The spirit-man lives in a certain sense, in
his spiritual sheath just as man in the physical world lives in his
body. This spirit-man will be built up in the same way, through a
spiritual life force, as the physical body through its physical life
force; this spiritual life force is called by the spiritual
investigator the life-spirit. So the spiritual life of man is also
composed of three members, — the spirit-self, the life-spirit,
and the spirit-man. But to-day we have only evolved of this spiritual
being of man so much as the ego bears in itself of the true and the
good.
Now can we at last
recognise the entire being of man not only as it is to-day, but also
as it must grow in the future within the spiritual worlds. And it
consists of body, soul and spirit. The physical consists of the
physical body, the etheric or life-body, and the astral or sentient
soul-body. The soul is the three-fold expression of the “I”

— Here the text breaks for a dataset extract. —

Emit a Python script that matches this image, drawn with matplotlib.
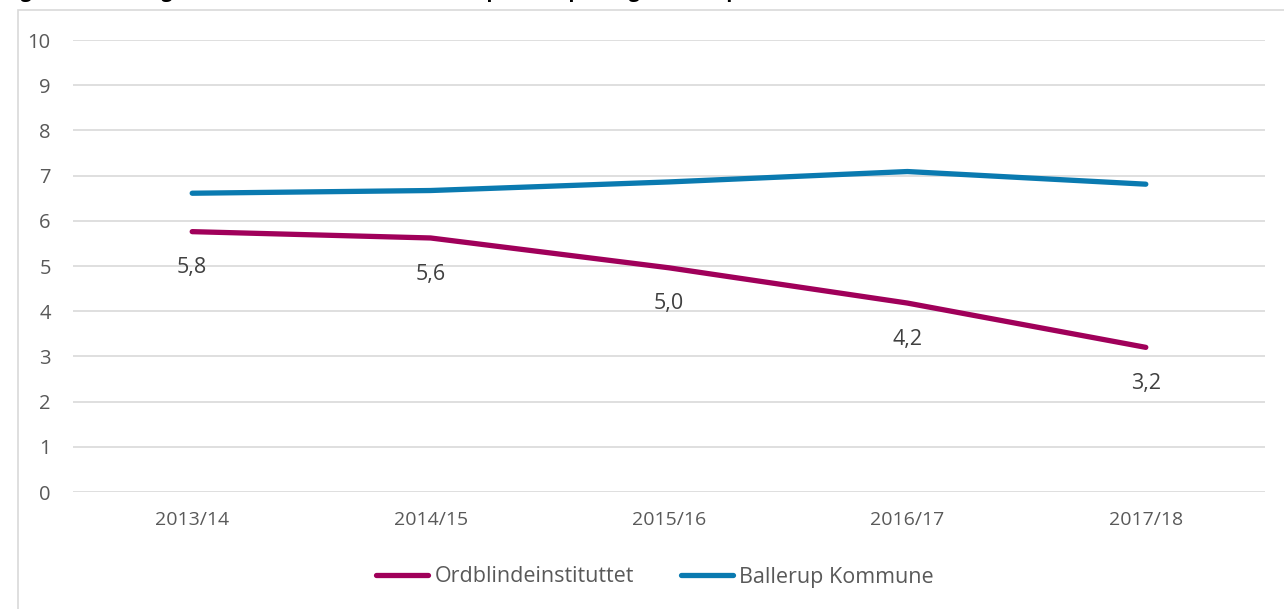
import matplotlib
matplotlib.use("Agg")
import matplotlib.pyplot as plt
from matplotlib.patches import Rectangle

years = ["2013/14", "2014/15", "2015/16", "2016/17", "2017/18"]
ordblinde = [5.76, 5.62, 4.96, 4.18, 3.2]
ballerup = [6.61, 6.67, 6.86, 7.09, 6.81]
yticks = list(range(0, 11))
series_names = ["Ordblindeinstituttet", "Ballerup Kommune"]

plt.rcParams['font.family'] = ['Open Sans', 'DejaVu Sans']
pink = "#A0005A"
blue = "#0A7AB0"
txt = "#595959"

fig = plt.figure(figsize=(12.84, 6.09), dpi=100)
fig.patch.set_facecolor("white")

# outer chart border (clipped at right and bottom in the reference)
fig.patches.append(Rectangle((18/1284, -0.01), 1.1, 1 - 10/609 + 0.01, transform=fig.transFigure,
                             fill=False, edgecolor="#d9d9d9", linewidth=1.2, zorder=0))

# title, mostly cut off at top as in the reference
fig.text(4/1284, 1.0 + 0.014, "Figur 4: Udvikling i andel elever med ordblindhed på landsplan og i Ballerup, 2013/14-2017/18",
         fontsize=14, fontweight="bold", color="black", ha="left", va="center")

ax = fig.add_axes([73/1284, 1 - 492/609, (1265 - 73)/1284, (492 - 40)/609])
x = list(range(len(years)))
ax.plot(x, ordblinde, color=pink, linewidth=3.8, solid_capstyle="round", label=series_names[0], zorder=3)
ax.plot(x, ballerup, color=blue, linewidth=3.8, solid_capstyle="round", label=series_names[1], zorder=3)

for xi, v in zip(x, ordblinde):
    ax.annotate(f"{v:.1f}".replace(".", ","), (xi, v), xytext=(0, -26), textcoords="offset points",
                ha="center", va="center", fontsize=15.5, color="#404040")

ax.set_xlim(-0.5, len(years) - 0.5)
ax.set_ylim(0, 10)
ax.set_yticks(yticks)
ax.set_xticks(x)
ax.set_xticklabels(years)
ax.tick_params(axis="both", length=0, labelsize=14, labelcolor=txt)
ax.tick_params(axis="y", labelsize=14.5, pad=16)
ax.tick_params(axis="x", pad=14)
ax.grid(axis="y", color="#d9d9d9", linewidth=1.2)
ax.set_axisbelow(True)
for s in ax.spines.values():
    s.set_visible(False)

leg = fig.legend(loc="center", bbox_to_anchor=(655/1284, 1 - 577/609), ncol=2, frameon=False,
                 fontsize=15.5, handlelength=2.4, columnspacing=2.2, handletextpad=0.3)
for t in leg.get_texts():
    t.set_color(txt)

fig.savefig("out.png", dpi=100, facecolor="white")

in the physical bodily nature; and the spirit consists of spirit-self,
life-spirit, and spirit man.
[See further in
“Theosophy,”
the chapter on
“The Constitution of the Human Being”;
and in
“Outline of Occult Science,”
the chapter on
“The Nature of Man.”]
But of the spiritual being of man we have to-day built up only as much
as the “I” bears in itself of the eternally true and the
truly good. That is the nourishment through which the spiritual being
of man can boundlessly grow, and spiritual science or anthroposophy,
will allow man to take of this nourishment, now, so that he can
fulfil his task, so that he can transform his astral body into the
spirit-self, and become a citizen of the spiritual worlds, so that in
the future, he can become capable of fulfilling his task in the
physical world out of impulses drawn from the spiritual worlds.